Fly a Kite

By Betty Bland

Originally printed in the Fall 2009 issue of Quest magazine.
Citation: Bland, Betty. "Fly a Kite." Quest 97. 4 (Fall 2009): 126.

Betty BlandOne thousand kites in the air at the same time! This was the goal of the Wheaton Sesquicentennial Commission when they put out an all-call for kite flyers from the area to gather in one of the local parks last spring. They were hoping to set a world's record for the most kites flying at once. The winds didn't cooperate, but it was a festive gathering drawing kiters of all sorts together for the grand attempt. Although the count was a mere 800, the event created a myriad of shapes and colors dotting the skies.

Besides the lack of cooperation from the winds (and we live near Chicago, which is known as the Windy City), one reason the event didn't meet its goal may be that our general culture isn't very savvy about kiting. We can find some kites in the stores, but rarely do we see many in the air. This is probably because there is a real art to kite flying, and what may seem like a simple hobby in fact requires a certain level of skill.

Think about all the parts of a simple kite that have to be in balance. First is the framework, which has to be tough, light, balanced, and flexible. It has to be carefully designed, since it is the structure on which all else hangs. Then the wind-resistant covering that holds it all together adds lift, design, and color. Yet even with these details carefully crafted, the kite cannot get off the ground if it does not have a tail to keep it in balance.

These elements of a kite can be likened to the spiritual life. The structure or framework is composed of the familiar Theosophical triad of study, meditation, and service. These are the supporting spines of our practice, without which any effort will fall flat. The study of the Ageless Wisdom, against which we can measure our experience of nature within and without, provides the strength of understanding that can carry us through the winds of fortune.

The more we know about the universe and its laws, the more we begin to see the necessity of an altruistic spirit. A greater understanding of our own nature creates in us an absolute realization of our unity with all. Without this generous and open-hearted attitude, our spiritual kite will not be structurally sound and will finally collapse under the weight of its own self-preoccupation.
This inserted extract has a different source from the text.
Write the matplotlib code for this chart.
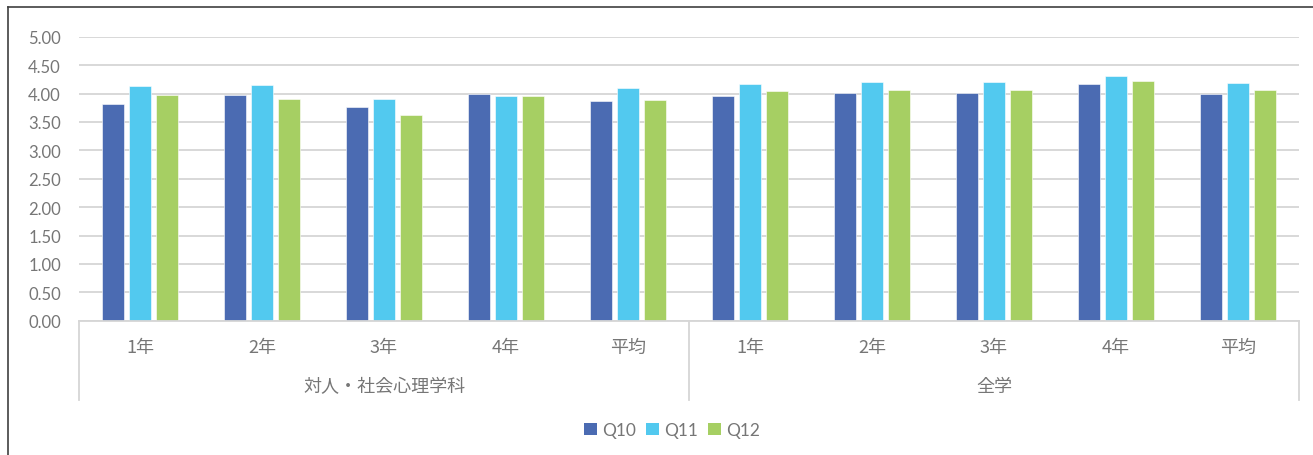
import matplotlib
matplotlib.use("Agg")
import matplotlib.pyplot as plt
from matplotlib import transforms
from matplotlib.lines import Line2D
from matplotlib.patches import Patch
import numpy as np

# Survey averages by grade (対人・社会心理学科, then 全学)
groups = ["対人・社会心理学科", "全学"]
grades = ["1年", "2年", "3年", "4年", "平均"]
series = ["Q10", "Q11", "Q12"]

q10 = [3.81, 3.97, 3.76, 4.00, 3.87, 3.95, 4.01, 4.01, 4.17, 3.99]
q11 = [4.14, 4.15, 3.90, 3.95, 4.10, 4.17, 4.20, 4.21, 4.30, 4.18]
q12 = [3.97, 3.90, 3.62, 3.95, 3.89, 4.04, 4.06, 4.07, 4.22, 4.06]

colors = ["#4b6bb2", "#52c9ef", "#a6cf63"]
text_color = "#767676"
grid_color = "#d6d6d6"

W, H = 1313, 456
fig = plt.figure(figsize=(W / 100, H / 100), dpi=100)
ax = fig.add_axes([79 / W, 1 - 321.7 / H, 1220 / W, 284 / H])

n = len(groups) * len(grades)
x = np.arange(n)
pitch, width = 0.221, 0.175
for i, (vals, col) in enumerate(zip([q10, q11, q12], colors)):
    ax.bar(x + (i - 1) * pitch, vals, width=width, color=col,
           edgecolor="#ffffff", linewidth=0.4, zorder=3)

ax.set_xlim(-0.5, n - 0.5)
ax.set_ylim(0, 5)
ax.set_yticks(np.arange(0, 5.01, 0.5))
ax.set_yticklabels([f"{v:.2f}" for v in np.arange(0, 5.01, 0.5)],
                   fontsize=12, color=text_color, family=["Lato", "DejaVu Sans"])
ax.tick_params(axis="y", length=0, pad=13)
ax.set_xticks([])
ax.yaxis.grid(True, color=grid_color, linewidth=1.3, zorder=0)
for s in ["top", "right", "left"]:
    ax.spines[s].set_visible(False)
ax.spines["bottom"].set_color(grid_color)
ax.spines["bottom"].set_linewidth(1.3)
ax.spines["bottom"].set_zorder(4)

# Two-level category axis
bt = transforms.blended_transform_factory(ax.transData, fig.transFigure)
cjk = ["Noto Sans CJK JP", "DejaVu Sans"]
for gi, g in enumerate(groups):
    for k, lab in enumerate(grades):
        ax.text(gi * len(grades) + k, 1 - 348 / H, lab, transform=bt,
                ha="center", va="center", fontsize=13, color=text_color,
                family=cjk)
    ax.text(gi * len(grades) + (len(grades) - 1) / 2, 1 - 387 / H, g,
            transform=bt, ha="center", va="center", fontsize=13,
            color=text_color, family=cjk)
for xb in [-0.5, len(grades) - 0.5, n - 0.5]:
    fig.add_artist(Line2D([xb, xb], [1 - 322 / H, 1 - 401 / H], transform=bt,
                          color=grid_color, linewidth=1.3))

# Chart frame
fig.add_artist(Line2D([7.5 / W, 7.5 / W], [0, 1 - 8 / H], transform=fig.transFigure,
                      color="#404040", linewidth=1.2))
fig.add_artist(Line2D([7.5 / W, 1], [1 - 8 / H, 1 - 8 / H], transform=fig.transFigure,
                      color="#404040", linewidth=1.2))

handles = [Patch(facecolor=c, edgecolor="none") for c in colors]
fig.legend(handles, series, loc="center", bbox_to_anchor=(672 / W, 1 - 431 / H),
           ncol=3, frameon=False, handlelength=0.75,
           handleheight=0.75, handletextpad=0.3, columnspacing=0.55,
           labelcolor=text_color, prop={"family": ["Lato", "DejaVu Sans"], "size": 12.5})

fig.savefig("out.png", dpi=100, facecolor="white")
Yet study and service alone lack cohesiveness. They require the strong binder of meditation, which holds these elements together in a meaningful way so that they are firmly anchored in our consciousness. Meditation creates the still insight through which our own individuality can unfold its beautiful design. We are like snowflakes: no two are exactly alike. Meditation reaches deeply within to tune into that interior essence so that each one of us is able to express his or her own distinctive character.

With these foundations well in place, we are on our way, but without the covering to provide the lift, we are still earthbound. That covering can be compared to the essential element of inspiration. Study, meditation, and service can be quite consistent, but until the element of inspiration is introduced, our practice can fall flat. This is a part of the beauty and art of building our soul's kite. The sources of inspiration are myriad and unpredictable. For some, it may be Taizechanting or singing the Indian devotional songs known as bhajans; for some it may be the veneration of Jesus, Buddha, Allah, saints from the past, or present-day teachers; for others it may be ringing bells, lighting candles, or praying in a chapel. The colorful practices of the traditions we hold dear call to the depths of our being, resonating with the intrinsic patterns of our individual natures and drawing us toward the heights. These multifaceted practices, which bring inspiration through beauty and devotion when observed in full consciousness and joined within the framework of study, meditation, and service, create an inner structure that will be sensitive to every breath of wind from universal spirit.

The caution to be sounded here is that we all have to realize that the shape and color of our kites are not the only kinds there are or should be.  Besides making this a very boring and regimented world, this would essentially tie our kites down to self-centeredness, pride, and exclusivity. These will never fly!

Finally, the remaining element required for an effective kite is a proper tail to provide balance and steady orientation as the winds blow to and fro. I think we can say that the element that provides this balance is the attempt to live by high ethical standards each and every moment of our daily lives. This consistent development of character steadies our efforts and generates the necessary stability.

All of this we do in preparation, but we never know when the wind will catch us and lift us to the heights. We have to be diligent, trust the wisdom of those who have experience in the flight of spirit, and remain willing to keep trying and learning. If our practice and inspiration are soundly based and our daily lives reflect all that we know, we will be holding our souls aloft in readiness. We will be prepared to catch the smallest breeze.

If we are prepared and ready, the spirit will move us and lift us into the heavens. And if we Theosophists as a group can work together sharing knowledge and helping one another, then we can have an assortment of many-colored kites of consciousness held in readiness so that we can have many more than a thousand spirits joined in heart and breath, dotting the cosmos and shielding humanity.

Build your spiritual kite carefully day by day and hold it ever at ready so that in the twinkling of the universal eye, we will unite as a band of worldwide servers. The many shapes, designs, and colors of our beings united in spirit will offer far more than a spectacle of color or shapes filling the sky: we can be the critical mass to improve, beautify, and, yes, even transform our world.